I recently took up shuffleboard and among the nuances of the game is something called “drift.” Few shuffleboard courts are perfect. Some have very pronounced irregularities in their surfaces that cause the discs to veer left or right. Speed is a factor in how much the disc is affected by the natural drift of the court.
Occasionally, I play on one of those courts and attempt certain shots where my disc moves as much as six inches away from my target. I think I’m making the necessary adjustment, and still I miss the target by a large margin.
When it comes to people, their “emotional drift” may alter considerably depending on what’s going on in their life at any particular time. A comment might be laughable one day, but may get quite the opposite reaction another time. Conversely, a situation that wasn’t humorous at the time may eventually become funny in retrospect. This is really one of the definitions of comedy: Tragedy plus time = comedy.
I think about this whenever a special occasion arises between my wife and me. I have a history of making classic blunders on Valentine’s Day and our wedding anniversary.
Let’s start with Valentine’s Day. I have a poor memory, plain and simple. What were we talking about? Oh yeah, my memory. One year I picked out a sweet Valentine Day’s card for my wife. I wrote something appropriate inside and on Valentine’s Day presented it to her with a small box of chocolates.
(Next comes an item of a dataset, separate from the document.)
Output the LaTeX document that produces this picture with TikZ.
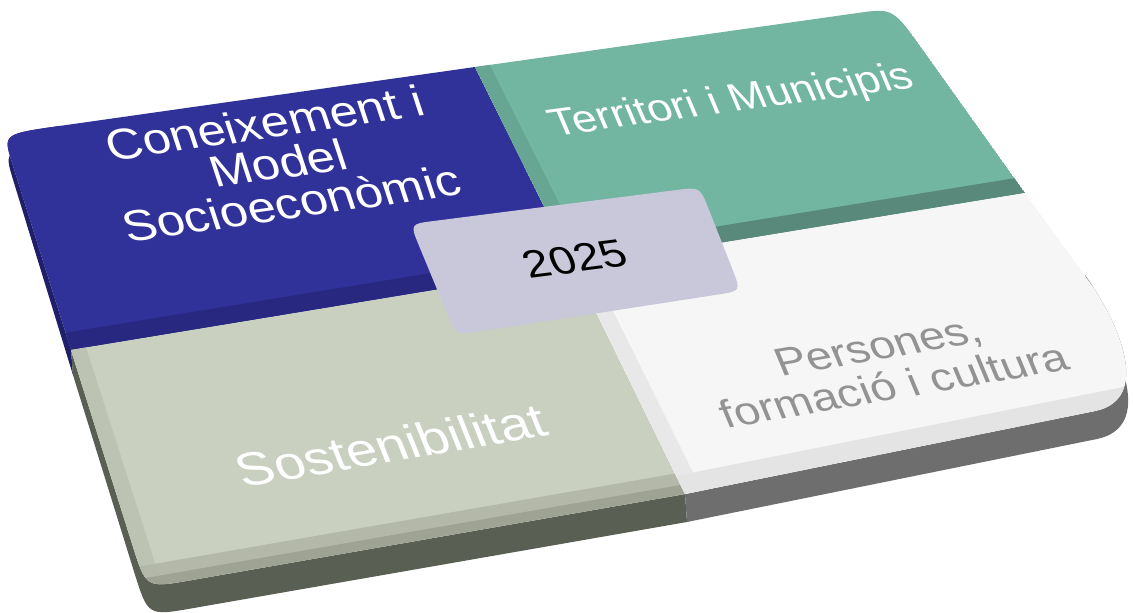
\documentclass[tikz,border=0pt]{standalone}
\usepackage{fontspec}
\setmainfont{Liberation Sans}
\usetikzlibrary{calc}
\definecolor{cblue}{HTML}{31319A}
\definecolor{cblueband}{HTML}{282880}
\definecolor{cblueside}{HTML}{20206A}
\definecolor{cteal}{HTML}{72B5A0}
\definecolor{ctealband}{HTML}{58897A}
\definecolor{ctealleft}{HTML}{67A692}
\definecolor{cgreen}{HTML}{C9D0BF}
\definecolor{cgreenband}{HTML}{B3B8A9}
\definecolor{cgreenbandb}{HTML}{9EA394}
\definecolor{cgreenleft}{HTML}{BDC3B3}
\definecolor{cgreenside}{HTML}{5A5F54}
\definecolor{cwhite}{HTML}{F6F6F6}
\definecolor{cwhiteband}{HTML}{E4E4E4}
\definecolor{cwhiteleft}{HTML}{E8E8E8}
\definecolor{cwhiteside}{HTML}{6E6E6E}
\definecolor{cbox}{HTML}{C8C8DA}
\definecolor{cgraytext}{HTML}{939393}
\tikzset{
  lbl/.style={align=center, inner sep=0pt, text=white},
}
\begin{document}
\begin{tikzpicture}[x=1pt,y=-1pt]
\useasboundingbox (0,0) rectangle (1133,613);
% grid of the top surface (image coordinates)
\coordinate (TL) at (3,134);
\coordinate (TM) at (475,67);
\coordinate (TR) at (893,8);
\coordinate (ML) at (71,350);
\coordinate (C) at (574,267);
\coordinate (MR) at (1025,193);
\coordinate (BL) at (146,588);
\coordinate (BM) at (685,494);
\coordinate (BR) at (1172,396);
% rounding points
\coordinate (TLa) at ($(TL)!58pt!(TM)$);
\coordinate (TLb) at ($(TL)!30pt!(ML)$);
\coordinate (TRa) at ($(TR)!35pt!(TM)$);
\coordinate (TRb) at ($(TR)!55pt!(MR)$);
\coordinate (BRa) at (1085,275);
\coordinate (BRc) at (1120,324);
\coordinate (BRd) at (1152,399);
\coordinate (BRb) at (1095,411);
\coordinate (BLa) at ($(BL)!45pt!(ML)$);
\coordinate (BLb) at ($(BL)!45pt!(BM)$);
% shifted (thickness)
\coordinate (TLs) at ($(TL)+(1,16)$);
\coordinate (TLas) at ($(TLa)+(1,16)$);
\coordinate (TLbs) at ($(TLb)+(1,17)$);
\coordinate (MLs) at ($(ML)+(2,25)$);
\coordinate (BLs) at ($(BL)+(2,28)$);
\coordinate (BLas) at ($(BLa)+(2,28)$);
\coordinate (BLbs) at ($(BLb)+(2,28)$);
\coordinate (BMs) at ($(BM)+(2,28)$);
\coordinate (BRas) at ($(BRa)+(2,28)$);
\coordinate (BRcs) at ($(BRc)+(2,28)$);
\coordinate (BRds) at ($(BRd)+(2,28)$);
\coordinate (BRbs) at ($(BRb)+(2,28)$);
% side faces
\fill[cblueside] (TLa) .. controls (TL) .. (TLb) -- (ML) -- (MLs) -- (TLbs) .. controls (TLs) .. (TLas) -- cycle;
\fill[cgreenside] (ML) -- (BLa) .. controls (BL) .. (BLb) -- (BM) -- (BMs) -- (BLbs) .. controls (BLs) .. (BLas) -- (MLs) -- cycle;
\fill[cwhiteside] (BM) -- (BRb) .. controls (BRd) and (BRc) .. (BRa) -- (BRas) .. controls (BRcs) and (BRds) .. (BRbs) -- (BMs) -- cycle;
% blue tile
\begin{scope}
\clip (TLb) .. controls (TL) .. (TLa) -- (TM) -- (C) -- (ML) -- cycle;
\fill[cblue] (TL) -- (TM) -- (C) -- (ML) -- cycle;
\fill[cblueband] ($(ML)!0.08!(TL)$) -- ($(C)!0.08!(TM)$) -- (C) -- (ML) -- cycle;
\end{scope}
% teal tile
\begin{scope}
\clip (TM) -- (TRa) .. controls (TR) .. (TRb) -- (MR) -- (C) -- cycle;
\fill[cteal] (TM) -- (TR) -- (MR) -- (C) -- cycle;
\fill[ctealleft] (TM) -- ($(TM)!0.035!(TR)$) -- ($(C)!0.035!(MR)$) -- (C) -- cycle;
\fill[ctealband] ($(C)!0.08!(TM)$) -- ($(MR)!0.08!(TR)$) -- (MR) -- (C) -- cycle;
\end{scope}
% green tile
\begin{scope}
\clip (ML) -- (C) -- (BM) -- (BLb) .. controls (BL) .. (BLa) -- cycle;
\fill[cgreen] (ML) -- (C) -- (BM) -- (BL) -- cycle;
\fill[cgreenleft] (ML) -- ($(ML)!0.03!(C)$) -- ($(BL)!0.03!(BM)$) -- (BL) -- cycle;
\fill[cgreenband] ($(BL)!0.09!(ML)$) -- ($(BM)!0.09!(C)$) -- (BM) -- (BL) -- cycle;
\fill[cgreenbandb] ($(BL)!0.04!(ML)$) -- ($(BM)!0.04!(C)$) -- (BM) -- (BL) -- cycle;
\end{scope}
% white tile
\begin{scope}
\clip (C) -- (MR) -- (BRa) .. controls (BRc) and (BRd) .. (BRb) -- (BM) -- cycle;
\fill[cwhite] (C) -- (MR) -- (BR) -- (BM) -- cycle;
\fill[cwhiteleft] (C) -- ($(C)!0.035!(MR)$) -- ($(BM)!0.035!(BR)$) -- (BM) -- cycle;
\fill[cwhiteband] ($(BM)!0.08!(C)$) -- ($(BR)!0.08!(MR)$) -- (BR) -- (BM) -- cycle;
\end{scope}
% texts
\begin{scope}[shift={(278,163)}, cm={0.99,0.143,-0.28,0.85,(0,0)}, transform shape]
\node[lbl, font=\fontsize{50}{47}\selectfont] (bluetext) at (0,0) {Coneixement i\\Model\\Socioeconòmic};
\end{scope}
\begin{scope}[shift={(732,102)}, cm={0.991,0.134,-0.36,0.85,(0,0)}, transform shape]
\node[lbl, font=\fontsize{44}{44}\selectfont] (tealtext) at (0,0) {Territori i Municipis};
\end{scope}
\begin{scope}[shift={(391,445)}, cm={0.985,0.17,-0.33,0.82,(0,0)}, transform shape]
\node[lbl, font=\fontsize{55}{55}\selectfont] (greentext) at (0,0) {Sostenibilitat};
\end{scope}
\begin{scope}[shift={(886,366)}, cm={0.985,0.17,-0.34,0.82,(0,0)}, transform shape]
\node[lbl, text=cgraytext, font=\fontsize{46}{48}\selectfont] (whitetext) at (0,0) {Persones,\\formació i cultura};
\end{scope}
% central box
\coordinate (Q1) at (410,224);
\coordinate (Q2) at (700,187);
\coordinate (Q3) at (741,291);
\coordinate (Q4) at (456,335);
\coordinate (Q1a) at ($(Q1)!24pt!(Q2)$);
\coordinate (Q1b) at ($(Q1)!24pt!(Q4)$);
\coordinate (Q2a) at ($(Q2)!24pt!(Q1)$);
\coordinate (Q2b) at ($(Q2)!24pt!(Q3)$);
\coordinate (Q3a) at ($(Q3)!24pt!(Q2)$);
\coordinate (Q3b) at ($(Q3)!24pt!(Q4)$);
\coordinate (Q4a) at ($(Q4)!24pt!(Q3)$);
\coordinate (Q4b) at ($(Q4)!24pt!(Q1)$);
\fill[cbox] (Q1b) .. controls (Q1) .. (Q1a) -- (Q2a) .. controls (Q2) .. (Q2b) -- (Q3a) .. controls (Q3) .. (Q3b) -- (Q4a) .. controls (Q4) .. (Q4b) -- cycle;
\begin{scope}[shift={(575,259)}, cm={0.992,0.127,-0.34,0.82,(0,0)}, transform shape]
\node[inner sep=0pt, text=black, font=\fontsize{46}{46}\selectfont] (year) at (0,0) {2025};
\end{scope}
\end{tikzpicture}
\end{document}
Turns out I not only gave her the exact same card the year before, but I wrote the same thing in the card, word for word! She saved the previous year’s card and brought it out to show me.
Chances are I would have bought it a third year in a row if it was still available.
Another year, I bought the card two weeks in advance so I wouldn’t forget, and then on Valentine’s Day forgot where I put it.
One morning at approximately 4:00 am we lost power. Back in Missouri, during winter, heavy wet snow on tree limbs would cause them to break and fall across power lines. We had gone through outages that lasted for several days and had food spoil in our refrigerator.
Consequently, on this particular morning we decided to move all of the perishable food out to the screened-in breezeway and store it outside in coolers. We were all rather stressed at this time, and while I was moving a cooler full of food through the kitchen, my wife happened to be standing in my path, filling the next cooler with food.
I thought she was aware of my presence and I waited a minute, and then, for no explicable reason other than a secret death wish, I said to her, “Can you move your fat _ _ _ ?”
As soon as the words left my mouth I realized that was so very wrong on so many levels. The worst of it was that this was the morning of our eighth wedding anniversary. YIKES!
She got unlimited mileage on that one. Oh yeah.
Then the following year I didn’t do much better. On the morning of our anniversary I walked out of the bedroom and she greeted me with a wrapped gift. I suddenly realized I had forgotten our anniversary! I looked at the gift and my immediate response was, “Oh _ _ _ _!” To which my wife simply replied, “And a happy anniversary to you too.”
Fortunately, we can laugh about this now, but at the time that it all happened, not so much, if you catch my drift.